The input »

Begin

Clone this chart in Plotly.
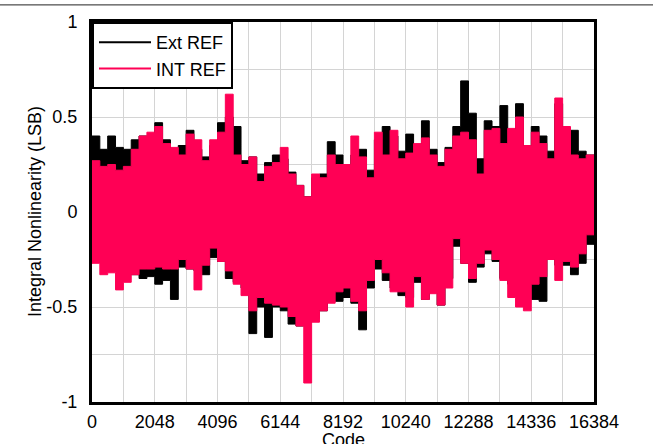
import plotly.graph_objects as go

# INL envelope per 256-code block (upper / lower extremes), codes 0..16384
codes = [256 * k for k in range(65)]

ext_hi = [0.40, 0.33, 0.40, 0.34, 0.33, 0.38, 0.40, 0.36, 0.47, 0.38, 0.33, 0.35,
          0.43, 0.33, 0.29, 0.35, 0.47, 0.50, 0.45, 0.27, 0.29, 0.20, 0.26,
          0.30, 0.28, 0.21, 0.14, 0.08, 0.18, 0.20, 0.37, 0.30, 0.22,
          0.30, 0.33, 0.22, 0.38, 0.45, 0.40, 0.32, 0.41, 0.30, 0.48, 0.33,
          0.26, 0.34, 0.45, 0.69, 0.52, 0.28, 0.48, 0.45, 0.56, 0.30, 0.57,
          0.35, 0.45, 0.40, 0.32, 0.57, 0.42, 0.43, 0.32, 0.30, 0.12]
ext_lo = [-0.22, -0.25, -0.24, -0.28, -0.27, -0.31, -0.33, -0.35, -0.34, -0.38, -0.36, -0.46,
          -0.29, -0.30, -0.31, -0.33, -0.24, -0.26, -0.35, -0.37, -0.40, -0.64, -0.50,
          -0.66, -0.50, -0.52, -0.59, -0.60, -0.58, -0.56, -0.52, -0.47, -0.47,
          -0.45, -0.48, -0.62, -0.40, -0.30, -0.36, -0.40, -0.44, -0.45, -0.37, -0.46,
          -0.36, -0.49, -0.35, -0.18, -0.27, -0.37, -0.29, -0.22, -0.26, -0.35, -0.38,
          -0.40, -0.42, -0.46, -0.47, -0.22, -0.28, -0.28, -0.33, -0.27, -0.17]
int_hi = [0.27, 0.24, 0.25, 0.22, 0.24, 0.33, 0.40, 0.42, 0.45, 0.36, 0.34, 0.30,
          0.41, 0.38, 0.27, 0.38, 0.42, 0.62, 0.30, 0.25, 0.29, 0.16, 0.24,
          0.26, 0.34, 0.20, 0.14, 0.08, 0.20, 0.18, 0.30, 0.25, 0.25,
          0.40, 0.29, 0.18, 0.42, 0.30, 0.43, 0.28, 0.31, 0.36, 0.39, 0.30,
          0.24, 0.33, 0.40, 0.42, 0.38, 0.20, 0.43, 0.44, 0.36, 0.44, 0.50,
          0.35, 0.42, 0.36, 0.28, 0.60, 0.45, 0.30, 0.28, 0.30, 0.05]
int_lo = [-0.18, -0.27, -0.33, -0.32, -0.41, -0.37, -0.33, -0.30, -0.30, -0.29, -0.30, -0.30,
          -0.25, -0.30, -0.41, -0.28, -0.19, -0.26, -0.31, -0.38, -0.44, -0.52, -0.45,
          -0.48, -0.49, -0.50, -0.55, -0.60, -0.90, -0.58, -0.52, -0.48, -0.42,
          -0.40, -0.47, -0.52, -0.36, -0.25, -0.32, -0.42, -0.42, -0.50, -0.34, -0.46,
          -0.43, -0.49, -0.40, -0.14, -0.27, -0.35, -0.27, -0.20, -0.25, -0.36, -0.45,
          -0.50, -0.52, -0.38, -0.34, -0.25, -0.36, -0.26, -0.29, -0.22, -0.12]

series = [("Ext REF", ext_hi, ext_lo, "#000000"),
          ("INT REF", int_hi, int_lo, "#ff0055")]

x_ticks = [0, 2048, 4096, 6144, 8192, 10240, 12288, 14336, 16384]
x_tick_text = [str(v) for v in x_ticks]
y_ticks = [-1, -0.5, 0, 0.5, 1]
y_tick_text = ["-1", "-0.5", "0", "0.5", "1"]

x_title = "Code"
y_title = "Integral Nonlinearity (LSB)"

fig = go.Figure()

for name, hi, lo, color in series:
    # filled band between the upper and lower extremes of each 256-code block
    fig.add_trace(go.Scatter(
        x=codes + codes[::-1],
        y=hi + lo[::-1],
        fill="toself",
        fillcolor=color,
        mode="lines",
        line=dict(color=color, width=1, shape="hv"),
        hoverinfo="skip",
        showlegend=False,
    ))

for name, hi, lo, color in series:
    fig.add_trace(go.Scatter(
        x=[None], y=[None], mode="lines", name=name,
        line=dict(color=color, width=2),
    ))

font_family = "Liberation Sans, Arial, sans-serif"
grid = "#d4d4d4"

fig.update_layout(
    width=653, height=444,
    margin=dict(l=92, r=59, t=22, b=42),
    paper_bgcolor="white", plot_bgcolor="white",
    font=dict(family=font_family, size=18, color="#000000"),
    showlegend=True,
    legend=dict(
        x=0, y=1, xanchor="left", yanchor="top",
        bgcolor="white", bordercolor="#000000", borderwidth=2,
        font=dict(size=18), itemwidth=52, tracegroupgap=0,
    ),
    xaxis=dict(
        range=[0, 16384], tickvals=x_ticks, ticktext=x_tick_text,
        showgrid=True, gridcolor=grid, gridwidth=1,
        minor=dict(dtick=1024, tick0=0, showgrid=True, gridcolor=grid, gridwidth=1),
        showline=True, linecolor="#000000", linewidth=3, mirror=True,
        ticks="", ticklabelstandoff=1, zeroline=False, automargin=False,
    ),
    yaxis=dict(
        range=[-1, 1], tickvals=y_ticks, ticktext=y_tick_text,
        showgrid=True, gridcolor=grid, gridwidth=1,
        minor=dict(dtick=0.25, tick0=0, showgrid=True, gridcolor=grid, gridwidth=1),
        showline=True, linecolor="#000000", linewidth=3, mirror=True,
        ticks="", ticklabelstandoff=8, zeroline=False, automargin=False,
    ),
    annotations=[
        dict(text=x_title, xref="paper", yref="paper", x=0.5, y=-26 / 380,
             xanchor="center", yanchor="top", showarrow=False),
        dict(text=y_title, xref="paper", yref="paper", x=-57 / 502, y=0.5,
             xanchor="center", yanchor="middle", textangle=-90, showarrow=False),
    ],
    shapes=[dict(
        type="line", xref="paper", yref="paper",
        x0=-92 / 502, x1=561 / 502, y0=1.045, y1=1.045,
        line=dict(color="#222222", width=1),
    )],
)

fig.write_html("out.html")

End
Begin

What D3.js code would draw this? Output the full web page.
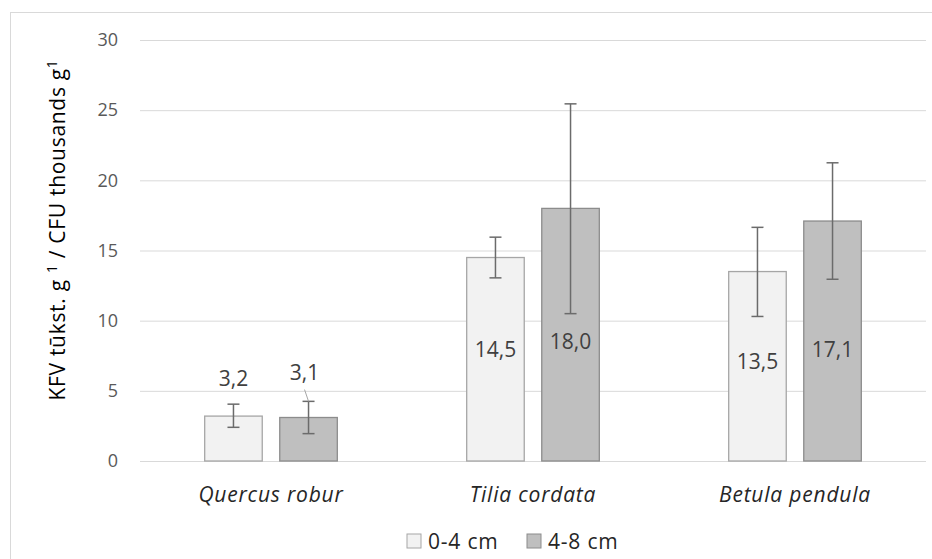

End
Begin

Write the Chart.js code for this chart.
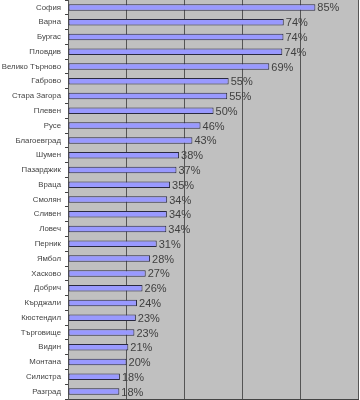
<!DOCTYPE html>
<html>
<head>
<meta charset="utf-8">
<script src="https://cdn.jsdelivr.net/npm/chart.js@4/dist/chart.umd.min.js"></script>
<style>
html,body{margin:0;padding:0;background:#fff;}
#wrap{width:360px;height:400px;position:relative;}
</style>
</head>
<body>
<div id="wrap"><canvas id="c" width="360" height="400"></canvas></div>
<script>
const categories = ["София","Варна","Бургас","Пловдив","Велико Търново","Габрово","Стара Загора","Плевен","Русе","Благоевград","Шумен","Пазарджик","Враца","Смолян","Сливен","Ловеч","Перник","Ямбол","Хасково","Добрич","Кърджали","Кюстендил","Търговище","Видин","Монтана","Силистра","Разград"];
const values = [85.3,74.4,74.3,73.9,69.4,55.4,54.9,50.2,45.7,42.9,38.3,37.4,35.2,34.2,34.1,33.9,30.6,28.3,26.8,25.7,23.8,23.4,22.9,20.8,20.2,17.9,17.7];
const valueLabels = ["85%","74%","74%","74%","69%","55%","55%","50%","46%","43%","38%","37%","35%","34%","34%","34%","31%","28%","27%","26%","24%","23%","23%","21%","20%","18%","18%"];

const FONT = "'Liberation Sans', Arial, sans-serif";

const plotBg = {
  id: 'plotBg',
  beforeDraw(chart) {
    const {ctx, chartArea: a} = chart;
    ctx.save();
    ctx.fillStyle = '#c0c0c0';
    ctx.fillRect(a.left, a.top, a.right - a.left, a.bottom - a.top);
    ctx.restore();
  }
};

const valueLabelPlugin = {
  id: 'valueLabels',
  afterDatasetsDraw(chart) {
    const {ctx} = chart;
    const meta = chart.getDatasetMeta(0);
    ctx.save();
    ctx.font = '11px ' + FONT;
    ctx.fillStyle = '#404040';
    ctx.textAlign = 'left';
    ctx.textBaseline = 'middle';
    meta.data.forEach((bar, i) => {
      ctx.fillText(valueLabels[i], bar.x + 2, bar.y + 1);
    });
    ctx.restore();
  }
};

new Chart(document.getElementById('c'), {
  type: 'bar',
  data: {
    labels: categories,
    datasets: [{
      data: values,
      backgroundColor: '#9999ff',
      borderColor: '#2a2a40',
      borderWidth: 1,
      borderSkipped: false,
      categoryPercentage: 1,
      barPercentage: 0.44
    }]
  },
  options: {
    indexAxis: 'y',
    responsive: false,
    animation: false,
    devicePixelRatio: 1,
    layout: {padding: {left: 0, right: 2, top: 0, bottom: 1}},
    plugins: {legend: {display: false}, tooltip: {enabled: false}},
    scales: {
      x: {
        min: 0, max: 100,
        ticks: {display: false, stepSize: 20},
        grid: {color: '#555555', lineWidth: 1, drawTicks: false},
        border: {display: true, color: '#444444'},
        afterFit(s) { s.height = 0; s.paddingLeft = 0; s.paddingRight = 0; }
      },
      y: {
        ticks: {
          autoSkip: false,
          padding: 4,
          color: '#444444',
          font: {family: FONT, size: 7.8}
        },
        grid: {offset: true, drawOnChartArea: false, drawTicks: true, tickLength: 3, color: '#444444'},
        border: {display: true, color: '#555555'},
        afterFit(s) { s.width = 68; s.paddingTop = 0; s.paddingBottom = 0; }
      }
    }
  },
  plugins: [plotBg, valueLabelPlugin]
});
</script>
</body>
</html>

End

Print everything from the line with "Clone this chart in Plotly." down to the line with "codes = [256 * k for k in range(65)]", both included, exactly as written and without the pictures.

Final result »
Clone this chart in Plotly.
import plotly.graph_objects as go

# INL envelope per 256-code block (upper / lower extremes), codes 0..16384
codes = [256 * k for k in range(65)]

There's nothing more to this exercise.